Ziel des hier vorgelegten Projektes ist es, ein Forschungsnetzwerk zu initiieren, das Altertumswissenschaftler aus dem In- und Ausland zusammenbringt, um danach zu fragen, wie antike Gesellschaften mit Transformationsprozessen und Krisenphänomenen umgingen, diese ausdeuteten und bewältigten. Der Oberbegriff „Resilienz“ soll dabei bewusst gebraucht werden, um den multidimensionalen und strukturellen Charakter der Bewältigungsstrategien zu betonen. Die Grundannahme ist, dass viele Parameter zur Widerstandsfähigkeit gesellschaftlicher Systeme beitragen und unterschiedliche Akteure, Institutionen, Ideen umfassen, die wir in dem Begriff der „Ressource“ zusammenführen möchten. Das Netzwerk möchte dabei zugleich die Anwendbarkeit des Begriffs der „Resilienz“ für die Antike insgesamt erforschen, denn obgleich er im gegenwärtigen gesellschaftlichen Diskus und in vielen Wissenschaftsdisziplinen eine gewichtige Rolle spielt, bleibt die Feststellung, dass der Begriff in der Altertumswissenschaft wenig rezipiert, geschweige denn systematisch erschlossen worden ist.

 

Das Netzwerk setzt sich daher zum Ziel, theoretisch sowie methodologisch die Möglichkeiten, aber auch die Grenzen aufzuzeigen, die mit der Erforschung der „Resilienz“ in der Antike verknüpft sind. Es baut v.a. auf Arbeiten auf, die Krisenphänomene (bspw. Kriege, Krankheiten, Katastrophen) in der Antike untersucht haben, und fragt nach dem konkreten Umgang antiker Gesellschaften mit existentiellen Bedrohungsszenarien. Dabei steht v.a. eine strukturelle Betrachtungsweise im Vordergrund, die neben der wichtigen Ebene der staatlichen Institutionen auch soziokulturelle sowie materielle Strategien der Selbstbehauptung in den Blick nimmt.
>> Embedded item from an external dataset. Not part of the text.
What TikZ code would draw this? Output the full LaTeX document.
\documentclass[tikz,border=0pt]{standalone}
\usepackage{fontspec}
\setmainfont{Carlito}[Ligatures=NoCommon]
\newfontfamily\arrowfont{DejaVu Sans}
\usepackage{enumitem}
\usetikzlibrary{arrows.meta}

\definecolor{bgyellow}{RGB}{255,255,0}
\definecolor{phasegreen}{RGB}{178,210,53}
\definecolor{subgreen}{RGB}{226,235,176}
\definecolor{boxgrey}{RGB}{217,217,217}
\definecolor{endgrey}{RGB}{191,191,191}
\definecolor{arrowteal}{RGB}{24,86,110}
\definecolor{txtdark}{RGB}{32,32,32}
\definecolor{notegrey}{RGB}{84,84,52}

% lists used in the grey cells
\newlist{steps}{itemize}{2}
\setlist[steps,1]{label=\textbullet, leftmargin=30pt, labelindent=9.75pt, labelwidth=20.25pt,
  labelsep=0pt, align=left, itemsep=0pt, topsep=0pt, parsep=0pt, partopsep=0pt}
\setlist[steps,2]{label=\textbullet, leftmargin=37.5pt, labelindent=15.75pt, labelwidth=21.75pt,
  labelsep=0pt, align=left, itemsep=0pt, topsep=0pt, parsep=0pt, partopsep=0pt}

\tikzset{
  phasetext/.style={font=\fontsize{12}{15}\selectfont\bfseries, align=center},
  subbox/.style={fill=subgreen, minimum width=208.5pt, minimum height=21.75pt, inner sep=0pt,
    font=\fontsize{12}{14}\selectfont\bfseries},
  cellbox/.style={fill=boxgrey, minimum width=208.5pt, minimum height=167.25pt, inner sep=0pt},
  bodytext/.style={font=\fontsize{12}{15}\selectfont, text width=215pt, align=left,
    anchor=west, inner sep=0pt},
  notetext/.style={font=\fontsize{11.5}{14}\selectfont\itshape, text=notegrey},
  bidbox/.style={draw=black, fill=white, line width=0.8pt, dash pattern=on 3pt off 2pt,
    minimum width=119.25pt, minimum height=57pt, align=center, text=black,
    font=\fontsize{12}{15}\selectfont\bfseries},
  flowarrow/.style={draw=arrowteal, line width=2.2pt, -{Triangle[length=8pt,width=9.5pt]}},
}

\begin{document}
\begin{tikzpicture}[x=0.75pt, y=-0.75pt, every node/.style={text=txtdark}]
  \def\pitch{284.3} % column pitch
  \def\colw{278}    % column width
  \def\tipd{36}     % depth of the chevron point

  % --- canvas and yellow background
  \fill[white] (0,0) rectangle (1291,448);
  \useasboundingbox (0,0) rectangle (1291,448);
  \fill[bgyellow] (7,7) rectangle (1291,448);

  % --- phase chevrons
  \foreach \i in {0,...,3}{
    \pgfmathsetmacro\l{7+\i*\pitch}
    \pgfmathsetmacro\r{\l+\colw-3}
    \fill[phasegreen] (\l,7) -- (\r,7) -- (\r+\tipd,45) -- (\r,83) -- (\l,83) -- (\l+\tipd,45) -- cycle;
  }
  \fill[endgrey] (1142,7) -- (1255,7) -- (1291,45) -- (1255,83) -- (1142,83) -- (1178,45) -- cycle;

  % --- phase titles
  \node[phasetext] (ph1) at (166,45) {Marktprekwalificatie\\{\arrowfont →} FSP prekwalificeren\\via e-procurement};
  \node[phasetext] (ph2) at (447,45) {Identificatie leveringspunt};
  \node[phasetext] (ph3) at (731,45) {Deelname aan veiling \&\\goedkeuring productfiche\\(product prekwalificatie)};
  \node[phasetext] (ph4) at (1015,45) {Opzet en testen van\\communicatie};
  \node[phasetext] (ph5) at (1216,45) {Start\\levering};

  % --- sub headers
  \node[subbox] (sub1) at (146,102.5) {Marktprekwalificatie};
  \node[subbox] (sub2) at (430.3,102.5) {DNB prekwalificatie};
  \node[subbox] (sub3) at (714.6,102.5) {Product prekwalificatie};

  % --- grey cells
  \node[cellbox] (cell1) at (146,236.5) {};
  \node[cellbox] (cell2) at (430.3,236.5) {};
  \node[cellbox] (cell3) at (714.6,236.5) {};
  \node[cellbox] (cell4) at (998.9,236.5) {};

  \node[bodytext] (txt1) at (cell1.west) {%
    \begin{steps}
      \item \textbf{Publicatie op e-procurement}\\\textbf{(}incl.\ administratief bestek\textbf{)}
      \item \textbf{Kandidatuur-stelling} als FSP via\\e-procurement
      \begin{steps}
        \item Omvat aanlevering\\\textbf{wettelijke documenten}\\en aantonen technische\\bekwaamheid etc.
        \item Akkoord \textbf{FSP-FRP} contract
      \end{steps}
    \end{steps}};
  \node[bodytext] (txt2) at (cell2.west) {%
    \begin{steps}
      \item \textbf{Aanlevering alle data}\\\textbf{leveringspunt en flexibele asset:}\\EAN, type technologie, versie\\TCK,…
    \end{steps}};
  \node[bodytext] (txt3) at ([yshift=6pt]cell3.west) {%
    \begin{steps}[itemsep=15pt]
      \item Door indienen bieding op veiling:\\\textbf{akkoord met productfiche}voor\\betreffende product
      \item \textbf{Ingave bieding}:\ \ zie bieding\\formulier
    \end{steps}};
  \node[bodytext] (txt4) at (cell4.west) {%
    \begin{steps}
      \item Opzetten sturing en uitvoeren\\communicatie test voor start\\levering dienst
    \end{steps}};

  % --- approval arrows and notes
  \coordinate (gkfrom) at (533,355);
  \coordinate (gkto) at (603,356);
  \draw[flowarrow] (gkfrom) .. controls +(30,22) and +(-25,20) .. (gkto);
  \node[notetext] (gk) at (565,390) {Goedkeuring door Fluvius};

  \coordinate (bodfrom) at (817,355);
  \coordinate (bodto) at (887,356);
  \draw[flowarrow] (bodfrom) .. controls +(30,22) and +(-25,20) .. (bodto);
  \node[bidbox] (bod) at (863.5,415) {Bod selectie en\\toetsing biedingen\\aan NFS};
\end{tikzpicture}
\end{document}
Ziel ist ein gemeinsamer Band, der systematisch Quellengruppen, Theorien und methodologische Fragen aufarbeiten und behandeln soll.

 

Um dies zu bewerkstelligen, sollen sich die Mitglieder des beantragten Netzwerks mit eigens eingeladenen Experten zu insgesamt zwei Tagungen und drei (digitalen) Workshops treffen, um verschiedene Aspekte des Themas zu beleuchten: neben einer kritischen Bestandsaufnahme der bisherigen Forschungs-Konzepte wird es dabei um interdisziplinäre Annäherung gehen. Das Netzwerk wird in drei Arbeitsgruppen geteilt sein, in denen es (1) um materielle Praktiken der Resilienz, (2) performative Akte der Resilienz und (3) Resilienznarrative gehen wird.

 

Etwa die Hälfte der Netzwerkmitglieder und auswärtigen Experten wird aus dem Ausland kommen. Darüber hinaus forscht der Antragssteller intensiv an v.a. umwelthistorischen sowie -theoretischen Fragen, die neben Fragen der ‚Resilienz‘ auch solche der ‚Nachhaltigkeit‘ berühren und die jüngst in verschiedenen Publikationen behandelt wurden (The Environmental Humanities and the Ancient World: Questions and Perspectives, Cambridge 2020; sowie mit N. Sojc/G. Weber (Hrsg.): Nachhaltigkeit in der Antike: Diskurse, Praktiken, Perspektiven, Stuttgart 2020). Der Antragssteller ist außerdem assoziiertes Mitglied des neu gegründeten Centre for Ancient Environmental Studies (St. Andrews), zu dem er den Eröffnungsvortrag halten durfte. Zusammen mit Esther Eidinow (Bristol) bereitet er außerdem einen Workshop im Rahmen der STREAMS Tagung in Stockholm (August 2021) vor, der bereits in vorgezogenen digitalen Tagungen vorbereitet werden und in eine Publikation münden wird (Arbeitstitel: Ancient Environments and Their Legacy: Long-Term Environmental Interactions, Ecological Knowledge, and the Transformative Potential of Myths).